This is a guest post from Scott Grayson.
It is no secret that our reflexes slow down as we age. Psychologists and other researchers have determined that as we age, our cognitive ability to consider our surroundings and make appropriate decisions slows down significantly after age 65.
Many gerontologists and psychologists today believe we can train our brains to improve our response times. After reviewing data from a University of Kentucky study on brain games and aging adults, Dr. Susan Whitbourne, Ph.D., said the results showed it is possible to “overcome the effects of aging on the mind and body through exercise, practice, and just plain determination”. Another encouraging finding of the study was that improvements were still evident two years after participants discontinued brain-training activities.
Aging Affects Older Drivers
Just slowing the deficits that naturally come with aging is a phenomenal benefit for older citizens who want to remain engaged in an active lifestyle.
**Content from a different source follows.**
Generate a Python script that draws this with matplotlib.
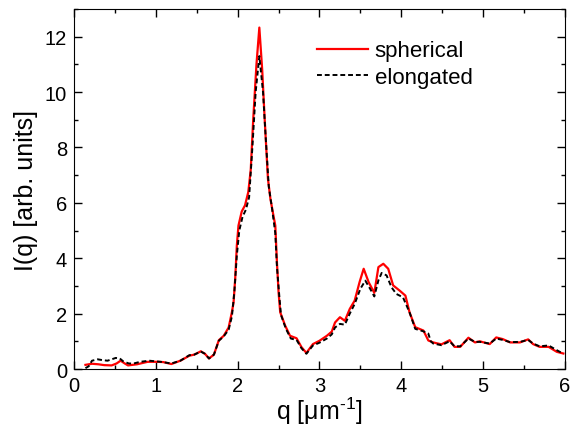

Recently, new benefits are available to older adults who take an active role in monitoring their personal-response times.
Jerry Edgerton, a columnist and contributor for CBS News, reported on pilot programs targeted at older drivers sponsored by coverage providers. The pilot programs engaged older drivers in brain-training exercises designed to improve the peripheral-vision field, thereby improving response time and reaction to dangerous-driving conditions. Insurance companies are responding positively to the pilot studies.
Along with the benefits of lower rates through brain training, companies offer tips to keep your good-driving record. Drivers should take an active role to ensure they enjoy vehicle insurance discounts.
Here are a few tips on how you can ensure that you are maintaining safe driving habits while holding onto your right to stay on the road.
- Drive the speed limit – Too slow is just as dangerous as too fast.
- Keep informed about current laws – Watch for new stop lights and speed-limit changes in your town.
- Take a driving course designed for people over the age of 55 – Courses are available online and in a classroom setting in most areas.
- Evaluate your car for comfort and function – Be sure the car is not too large or two small, check for blind spots, adjust your seat for the best vision field around you.
Use Tools for Aging Drivers
It might seem as if it’s a sign of getting older to use anti-lock braking systems and lane-departure warning systems, but not a sign of weakness. Age offers experience and intelligence and the appreciation for safety, which is why AAA offers anti-lock braking systems at a special discount to the elderly.
Another handy tip to keep in mind is filling your tires with Nitrogen. Popular Mechanic’s Mike Allen suggests that since Nitrogen is less likely to migrate through rubber than oxygen, keeping air pressure in a tire that is filled with Nitrogen will be stronger for a longer period of time, which cuts the likelihood of having to change a flat tire in half.
These safety tips are designed help drivers of all ages practice safer driving habits while on the road. If you are considering a new car, make this part of your discussion with the sales agent. Contact your policy agent or auto dealer for information about your car’s technology. Understanding how these systems work will offer you a safer and, in the end, a more enjoyable driving experience.
Aging drivers over the age of 65 will become the largest driver pool in our nation within 15 years. Finding ways to improve their safety on the road, while working with their waning reflexes, means a safer driving experience for them and everyone else who shares the road with them.